The question written another way sounds like this: what caused the uncaused cause?
I understand the point is that it is special pleading to say the Universe needs a first cause, but God doesn’t. Aristotle saw the error in this, and so did St. Thomas Aquinas; matter of fact, it is that very fallacy that makes a Prime Mover necessary. The Prime Mover is not the first cause, like I said, but rather the “final cause”.
The error atheists make is thinking that Aristotle meant the Prime Mover was like the person who pushes the first domino, setting off a series of events. The person in this analogy had a cause, her parents created her, therefore God must have a creator as well. God, according to Aristotle and St. Thomas, did not set the Universe in motion by giving it a push; God is the teleology (the purpose served by change rather than by postulated causes) of the causal Universe.
If a Prime Mover nudged the Universe into motion, the act of pushing would have an affect on the Prime Mover and therefore it would not remain unchanged, and if that were the case atheists would be right to ask “who created it?” Aristotle, however, likened his Prime Mover to a saucer of milk attracting a cat. The milk is in no way changed in the process of attracting the cat, likewise the Prime Mover attracts things to move but remains unaffected.
Beginning to sound a lot like gravity? It should.

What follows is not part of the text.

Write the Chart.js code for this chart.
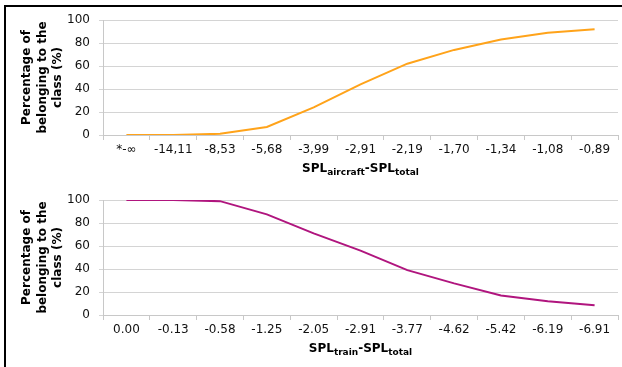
<!DOCTYPE html>
<html>
<head>
<meta charset="utf-8">
<script src="https://cdn.jsdelivr.net/npm/chart.js@4"></script>
<style>
  body { margin: 0; background: #fff; width: 622px; height: 367px; overflow: hidden; position: relative; }
  #frame { position: absolute; left: 4px; top: 5px; width: 700px; height: 400px;
           border-top: 2px solid #000; border-left: 2px solid #000; }
  canvas { position: absolute; left: 0; }
  #topChart { top: 0; }
  #bottomChart { top: 182px; }
</style>
</head>
<body>
<div id="frame"></div>
<canvas id="topChart" width="622" height="182"></canvas>
<canvas id="bottomChart" width="622" height="185"></canvas>
<script>
const aircraftLabels = ['*-\u221e', '-14,11', '-8,53', '-5,68', '-3,99', '-2,91', '-2,19', '-1,70', '-1,34', '-1,08', '-0,89'];
const aircraftValues = [0, 0, 1, 7, 24, 44, 62, 74, 83, 89, 92];

const trainLabels = ['0.00', '-0.13', '-0.58', '-1.25', '-2.05', '-2.91', '-3.77', '-4.62', '-5.42', '-6.19', '-6.91'];
const trainValues = [100, 100, 99, 87.5, 71, 56, 39, 27.5, 17, 12, 8.5];

const yTicks = [0, 20, 40, 60, 80, 100];

// draws "SPL<sub>x</sub>-SPL<sub>total</sub>" under the x axis
const subTitlePlugin = {
    id: 'subTitle',
    afterDraw(chart, args, opts) {
        const ctx = chart.ctx;
        const area = chart.chartArea;
        const parts = [
            ['SPL', false], [opts.sub, true], ['-SPL', false], ['total', true]
        ];
        const big = 'bold 12px "DejaVu Sans"';
        const small = 'bold 9px "DejaVu Sans"';
        let total = 0;
        parts.forEach(p => {
            ctx.font = p[1] ? small : big;
            total += ctx.measureText(p[0]).width;
        });
        let x = (area.left + area.right) / 2 - total / 2;
        const y = area.bottom + 37;
        ctx.save();
        ctx.fillStyle = '#000';
        ctx.textBaseline = 'alphabetic';
        ctx.textAlign = 'left';
        parts.forEach(p => {
            ctx.font = p[1] ? small : big;
            ctx.fillText(p[0], x, p[1] ? y + 3 : y);
            x += ctx.measureText(p[0]).width;
        });
        ctx.restore();
    }
};

function makeChart(id, labels, values, color, sub, padTop, xHeight) {
    return new Chart(document.getElementById(id).getContext('2d'), {
        type: 'line',
        data: {
            labels: labels,
            datasets: [{
                data: values,
                borderColor: color,
                borderWidth: 2,
                pointRadius: 0,
                tension: 0,
                fill: false
            }]
        },
        options: {
            responsive: false,
            animation: false,
            devicePixelRatio: 1,
            layout: { padding: { left: 0, right: 4, top: padTop, bottom: 0 } },
            plugins: {
                legend: { display: false },
                tooltip: { enabled: false },
                subTitle: { sub: sub }
            },
            scales: {
                x: {
                    offset: true,
                    grid: { offset: true, drawOnChartArea: false, tickLength: 5, color: '#c8c8c8' },
                    border: { color: '#c8c8c8' },
                    ticks: {
                        padding: 3,
                        maxRotation: 0,
                        autoSkip: false,
                        color: '#111',
                        font: { family: 'DejaVu Sans', size: 12 }
                    },
                    afterFit: s => { s.height = xHeight; }
                },
                y: {
                    min: 0,
                    max: 100,
                    afterBuildTicks: s => { s.ticks = yTicks.map(v => ({ value: v })); },
                    grid: { color: '#d4d4d4', tickLength: 4 },
                    border: { color: '#c8c8c8' },
                    ticks: {
                        padding: 9,
                        color: '#111',
                        font: { family: 'DejaVu Sans', size: 12 }
                    },
                    title: {
                        display: true,
                        text: ['Percentage of', 'belonging to the', 'class (%)'],
                        color: '#000',
                        padding: { top: 19, bottom: 0 },
                        font: { family: 'DejaVu Sans', size: 12, weight: 'bold', lineHeight: 1.3 }
                    },
                    afterFit: s => { s.width = 103; }
                }
            }
        },
        plugins: [subTitlePlugin]
    });
}

makeChart('topChart', aircraftLabels, aircraftValues, '#ffa31a', 'aircraft', 20, 47);
makeChart('bottomChart', trainLabels, trainValues, '#b0157e', 'train', 18, 52);
</script>
</body>
</html>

Aristotle believed the stars and planets move in eternal circles because of a desire to imitate God. Not a desire like how atheists desire Mountain Dew, this was just a way of connecting the underlying cause of motion to the nature of mass and gravity 2050 years before Newton. Stephen Hawking says it himself:
“Because there is a law of gravity, the Universe can and will create itself from nothing.” Stephen Hawking
Hawking takes gravity for granted in this quote, so it is easy for him to go on to say this means God doesn’t exist, when in fact he has only validated God’s existence so far as Aristotle is concerned. The Prime Mover is that which attracts all motion, while remaining unchanged, and when we examine that attracting force empirically we come to the theory of gravity. What did you expect? A bearded man?
I’ll leave you with this quote from atheist philosopher, Michael Ruse.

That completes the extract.